#### Records supplied:
*****

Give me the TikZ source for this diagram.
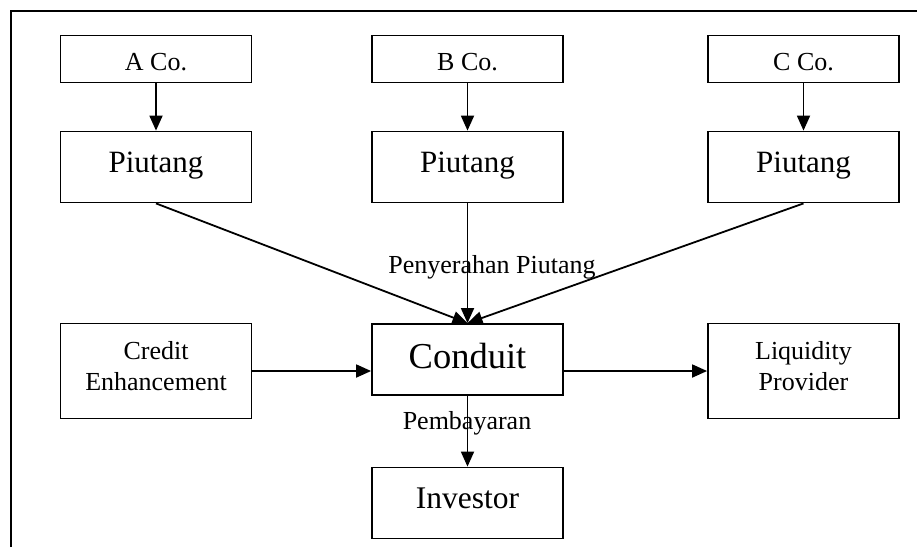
\documentclass[tikz,border=0pt]{standalone}
\usepackage{fontspec}
\setmainfont{Liberation Serif}
\usetikzlibrary{arrows.meta}

\begin{document}
\begin{tikzpicture}[x=1pt,y=-1pt,
    box/.style={draw,line width=1.8pt,minimum width=191pt,inner sep=0pt,align=center},
    cobox/.style={box,minimum height=47pt,font=\fontsize{26}{31}\selectfont,text height=23.4pt,text depth=0pt},
    piubox/.style={box,minimum height=71pt,font=\fontsize{31}{36}\selectfont,text height=22pt,text depth=12pt},
    sidebox/.style={box,minimum height=95pt,font=\fontsize{26}{31}\selectfont,text height=38pt,text depth=0pt},
    arr/.style={-{Triangle[length=15pt,width=13pt]},line width=1.8pt},
    lbl/.style={font=\fontsize{26}{31}\selectfont,inner sep=0pt}]
    \useasboundingbox (0,0) rectangle (917,547);
    % outer frame
    \draw[line width=1.8pt] (11,547) -- (11,11) -- (917,11);

    % companies
    \node[cobox] (coA) at (156,59) {A Co.};
    \node[cobox] (coB) at (467.5,59) {B Co.};
    \node[cobox] (coC) at (803.5,59) {C Co.};
    \node[piubox] (piuA) at (156,167) {Piutang};
    \node[piubox] (piuB) at (467.5,167) {Piutang};
    \node[piubox] (piuC) at (803.5,167) {Piutang};

    % middle row
    \node[sidebox] (credit) at (156,371) {Credit\\Enhancement};
    \node[box,minimum height=71pt,font=\fontsize{36.5}{42}\selectfont,text height=27pt,text depth=10pt] (conduit) at (467.5,359.5) {Conduit};
    \node[sidebox] (liquid) at (803.5,371) {Liquidity\\Provider};
    \node[box,minimum height=71pt,font=\fontsize{31.5}{36}\selectfont,text height=22pt,text depth=12pt] (investor) at (467.5,503) {Investor};

    \draw[arr] (coA) -- (piuA);
    \draw[arr] (coB) -- (piuB);
    \draw[arr] (coC) -- (piuC);
    \draw[arr] (piuA.south) -- (conduit.north);
    \draw[arr] (piuB.south) -- (conduit.north);
    \draw[arr] (piuC.south) -- (conduit.north);
    \draw[arr] (credit.east) -- (credit.east -| conduit.west);
    \draw[arr] (liquid.west -| conduit.east) -- (liquid.west);
    \draw[arr] (conduit.south) -- (investor.north);

    \node[lbl] (serah) at (492,267) {Penyerahan Piutang};
    \node[lbl] (bayar) at (467,423) {Pembayaran};
\end{tikzpicture}
\end{document}
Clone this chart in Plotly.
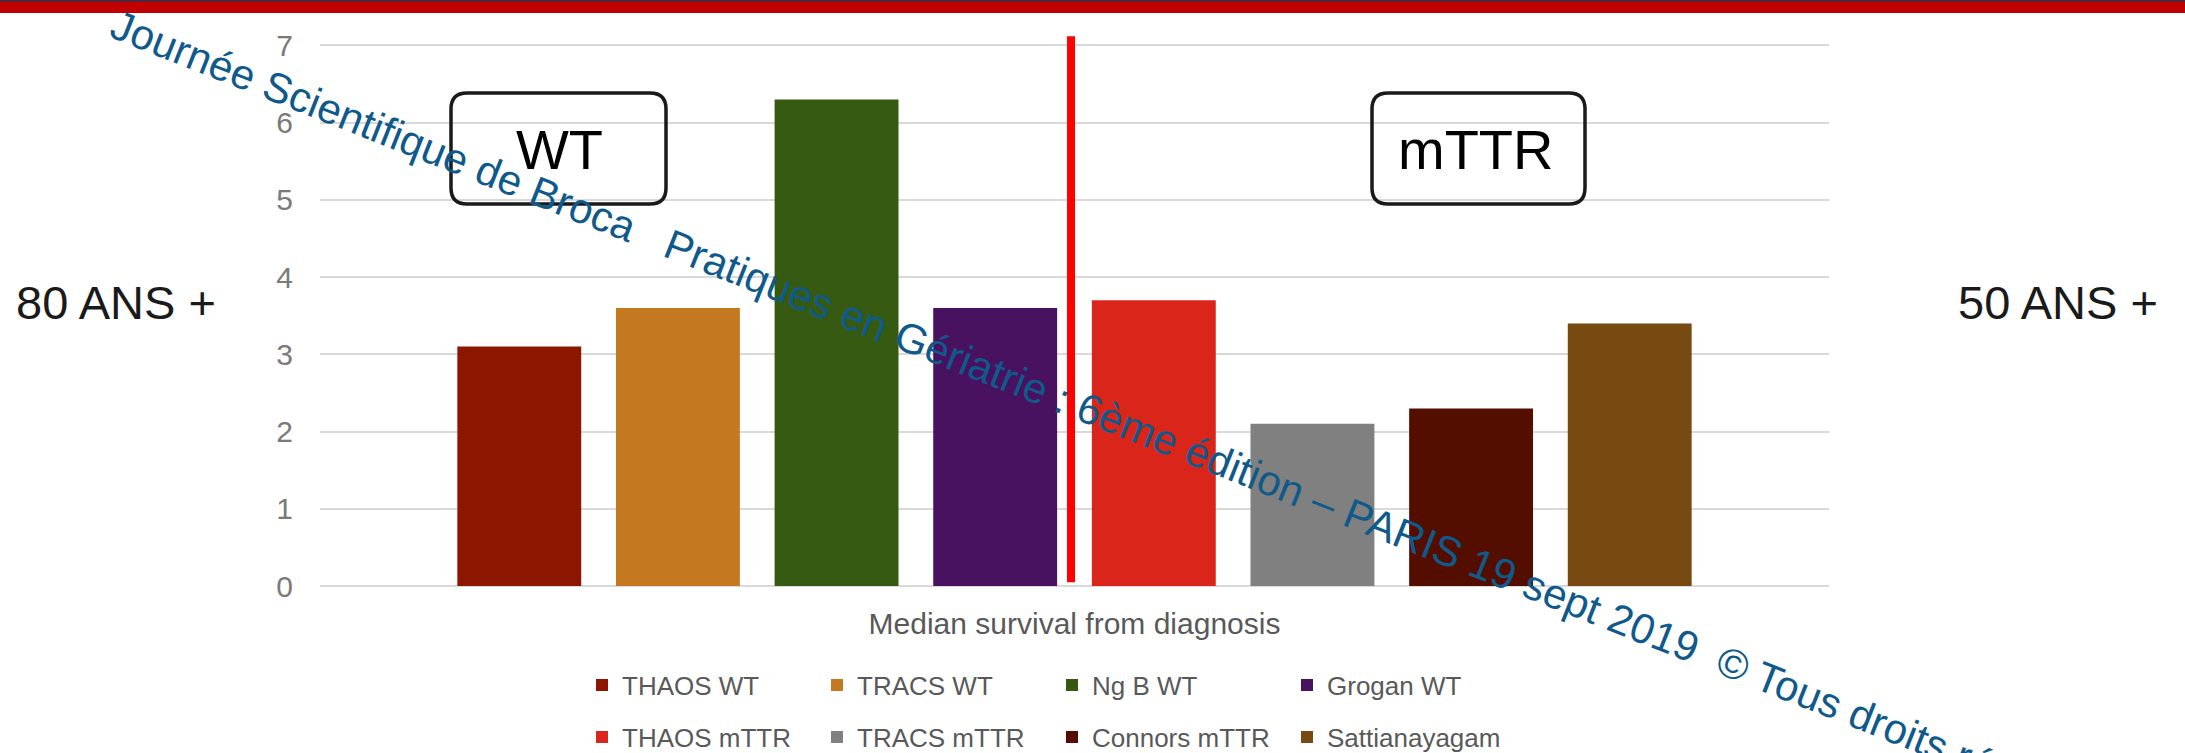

*****

#### Aim of the exercise:
Pictures do not belong in the copy. Repeat only the lines from the top of the records through the line containing "(piuC) at (803.5,167)".

#### Solution for this problem:
Give me the TikZ source for this diagram.
\documentclass[tikz,border=0pt]{standalone}
\usepackage{fontspec}
\setmainfont{Liberation Serif}
\usetikzlibrary{arrows.meta}

\begin{document}
\begin{tikzpicture}[x=1pt,y=-1pt,
    box/.style={draw,line width=1.8pt,minimum width=191pt,inner sep=0pt,align=center},
    cobox/.style={box,minimum height=47pt,font=\fontsize{26}{31}\selectfont,text height=23.4pt,text depth=0pt},
    piubox/.style={box,minimum height=71pt,font=\fontsize{31}{36}\selectfont,text height=22pt,text depth=12pt},
    sidebox/.style={box,minimum height=95pt,font=\fontsize{26}{31}\selectfont,text height=38pt,text depth=0pt},
    arr/.style={-{Triangle[length=15pt,width=13pt]},line width=1.8pt},
    lbl/.style={font=\fontsize{26}{31}\selectfont,inner sep=0pt}]
    \useasboundingbox (0,0) rectangle (917,547);
    % outer frame
    \draw[line width=1.8pt] (11,547) -- (11,11) -- (917,11);

    % companies
    \node[cobox] (coA) at (156,59) {A Co.};
    \node[cobox] (coB) at (467.5,59) {B Co.};
    \node[cobox] (coC) at (803.5,59) {C Co.};
    \node[piubox] (piuA) at (156,167) {Piutang};
    \node[piubox] (piuB) at (467.5,167) {Piutang};
    \node[piubox] (piuC) at (803.5,167) {Piutang};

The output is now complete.